In deze zaak gaat het om een cassatieberoep van belanghebbende tegen een uitspraak van het Gerechtshof Den Haag, gedateerd 9 oktober 2013, met nummer BK-11/00898. De zaak betreft de aan belanghebbende opgelegde aanslag in de inkomstenbelasting en premie volksverzekeringen voor het jaar 2005. Belanghebbende heeft hoger beroep ingesteld tegen een eerdere uitspraak van de Rechtbank te ’s-Gravenhage (nr. AWB 10/182 IB/PVV).
In het cassatieberoep heeft belanghebbende verschillende middelen voorgesteld. De Staatssecretaris van Financiën heeft hierop een verweerschrift ingediend, waarna belanghebbende een conclusie van repliek heeft ingediend. De Hoge Raad heeft de middelen beoordeeld en geconcludeerd dat deze niet tot cassatie kunnen leiden.
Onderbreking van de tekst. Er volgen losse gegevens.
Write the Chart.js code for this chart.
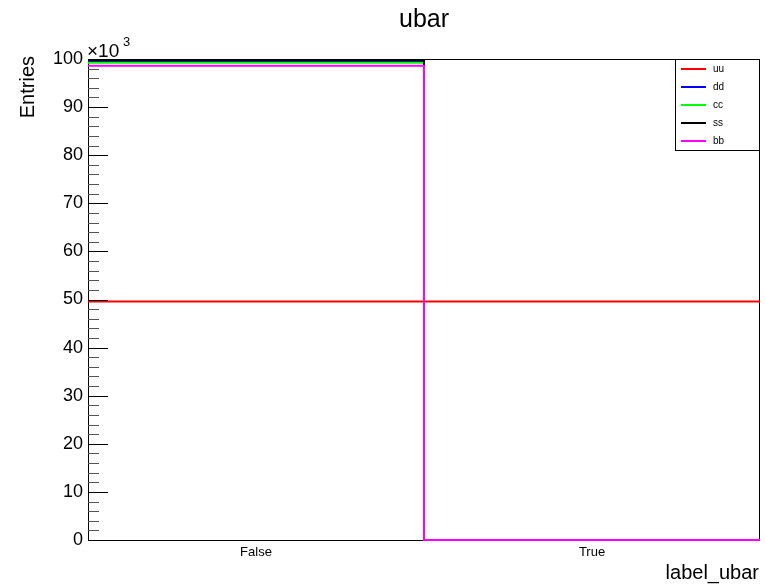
<!DOCTYPE html>
<html>
<head>
<meta charset="utf-8">
<script src="https://cdn.jsdelivr.net/npm/chart.js@4/dist/chart.umd.min.js"></script>
<style>
  html, body { margin: 0; padding: 0; background: #fff; }
  #wrap { width: 765px; height: 588px; }
</style>
</head>
<body>
<div id="wrap"><canvas id="ubarChart" width="765" height="588"></canvas></div>
<script>
// Bins of label_ubar
const categories = ['False', 'True'];

// Entries per bin for each sample
const seriesNames = ['uu', 'dd', 'cc', 'ss', 'bb'];
const seriesColors = ['#ff0000', '#0000ff', '#00ff00', '#000000', '#ff00ff'];
const uuValues = [49600, 49600];
const ddValues = [99600, 0];
const ccValues = [99200, 0];
const ssValues = [99750, 0];
const bbValues = [98600, 0];

// Y axis tick values (shown x10^3)
const yTickValues = [0, 10000, 20000, 30000, 40000, 50000, 60000, 70000, 80000, 90000, 100000];

const allValues = [uuValues, ddValues, ccValues, ssValues, bbValues];

// Turn bin contents into step points: left edge of each bin, plus the right edge of the last one
function stepPoints(values) {
    const pts = values.map((v, i) => ({ x: i, y: v }));
    pts.push({ x: values.length, y: values[values.length - 1] });
    return pts;
}

// later series are drawn on top, like ROOT's "same" option
const datasets = seriesNames.map((name, i) => ({
    label: name,
    data: stepPoints(allValues[i]),
    borderColor: seriesColors[i],
    backgroundColor: seriesColors[i],
    borderWidth: 2,
    stepped: 'before', // horizontal first, then the vertical at the bin edge
    pointRadius: 0,
    fill: false,
    clip: 3,
    order: seriesNames.length - i,
}));

const FONT = 'Liberation Sans, Arial, Helvetica, sans-serif';

// Frame under the histograms
const rootFrame = {
    id: 'rootFrame',
    beforeDatasetsDraw(chart) {
        const ctx = chart.ctx;
        const area = chart.chartArea;
        ctx.save();
        ctx.strokeStyle = '#000';
        ctx.lineWidth = 1;
        ctx.strokeRect(area.left + 0.5, area.top + 0.5, area.right - area.left - 1, area.bottom - area.top);
        ctx.restore();
    }
};

// Inner ticks, titles and legend in ROOT style
const rootStyle = {
    id: 'rootStyle',
    afterDatasetsDraw(chart) {
        const ctx = chart.ctx;
        const area = chart.chartArea;
        const y = chart.scales.y;
        ctx.save();

        // y ticks inside the frame: major every 10k, minor every 2k
        ctx.lineWidth = 1;
        for (let v = 2000; v <= 98000; v += 2000) {
            const py = Math.round(y.getPixelForValue(v)) + 0.5;
            const major = v % 10000 === 0;
            ctx.strokeStyle = major ? '#000' : '#555';
            ctx.beginPath();
            ctx.moveTo(area.left, py);
            ctx.lineTo(area.left + (major ? 20 : 11), py);
            ctx.stroke();
        }

        // x10^3 exponent
        ctx.fillStyle = '#000';
        ctx.textBaseline = 'alphabetic';
        ctx.textAlign = 'left';
        ctx.font = '19px ' + FONT;
        ctx.fillText('\u00d710', area.left - 1, area.top - 2);
        ctx.font = '13px ' + FONT;
        ctx.fillText('3', area.left + 35, area.top - 13);

        // title
        ctx.textAlign = 'center';
        ctx.textBaseline = 'middle';
        ctx.font = '25px ' + FONT;
        ctx.fillText('ubar', 424, 20);

        // axis titles
        ctx.font = '20px ' + FONT;
        ctx.textAlign = 'right';
        ctx.fillText('label_ubar', 759, 573);
        ctx.save();
        ctx.translate(28, area.top - 3);
        ctx.rotate(-Math.PI / 2);
        ctx.textAlign = 'right';
        ctx.fillText('Entries', 0, 0);
        ctx.restore();

        // legend box
        const lx = 675, ly = area.top, lw = area.right - 675, lh = 91;
        ctx.fillStyle = '#fff';
        ctx.fillRect(lx, ly, lw, lh);
        ctx.strokeStyle = '#000';
        ctx.lineWidth = 1;
        ctx.strokeRect(lx + 0.5, ly + 0.5, lw - 1, lh);
        ctx.font = '10px ' + FONT;
        ctx.textAlign = 'left';
        ctx.textBaseline = 'middle';
        seriesNames.forEach((name, i) => {
            const ry = ly + 10 + i * 18;
            ctx.strokeStyle = seriesColors[i];
            ctx.lineWidth = 2;
            ctx.beginPath();
            ctx.moveTo(681, ry);
            ctx.lineTo(706, ry);
            ctx.stroke();
            ctx.fillStyle = '#000';
            ctx.fillText(name, 713, ry);
        });

        ctx.restore();
    }
};

new Chart(document.getElementById('ubarChart').getContext('2d'), {
    type: 'line',
    data: { datasets: datasets },
    options: {
        responsive: false,
        animation: false,
        layout: { padding: { left: 0, right: 5, top: 59, bottom: 0 } },
        plugins: {
            legend: { display: false },
            title: { display: false },
            tooltip: { enabled: false },
        },
        scales: {
            x: {
                type: 'linear',
                min: 0,
                max: categories.length,
                grid: { display: false, drawTicks: false },
                border: { display: false },
                afterBuildTicks: (scale) => {
                    scale.ticks = categories.map((c, i) => ({ value: i + 0.5 }));
                },
                afterFit: (scale) => { scale.height = 48; },
                ticks: {
                    autoSkip: false,
                    maxRotation: 0,
                    padding: 5,
                    color: '#000',
                    font: { family: FONT, size: 13 },
                    callback: (v) => categories[Math.floor(v)],
                },
            },
            y: {
                min: 0,
                max: 100000,
                grid: { display: false, drawTicks: false },
                border: { display: false },
                afterBuildTicks: (scale) => {
                    scale.ticks = yTickValues.map((v) => ({ value: v }));
                },
                afterFit: (scale) => { scale.width = 88; },
                ticks: {
                    padding: 5,
                    color: '#000',
                    font: { family: FONT, size: 18 },
                    callback: (v) => String(v / 1000),
                },
            },
        },
    },
    plugins: [rootFrame, rootStyle],
});
</script>
</body>
</html>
Dit is in overeenstemming met artikel 81, lid 1, van de Wet op de rechterlijke organisatie, waarbij de Hoge Raad oordeelt dat de middelen geen rechtsvragen oproepen die van belang zijn voor de rechtseenheid of de rechtsontwikkeling.
De Hoge Raad heeft ook de proceskosten beoordeeld en geen termen aanwezig geacht voor een veroordeling in de proceskosten. Uiteindelijk heeft de Hoge Raad het beroep in cassatie ongegrond verklaard. Dit arrest is uitgesproken op 14 november 2014 door vice-president R.J. Koopman, samen met de raadsheren C. Schaap en Th. Groeneveld, in aanwezigheid van waarnemend griffier F. Treuren.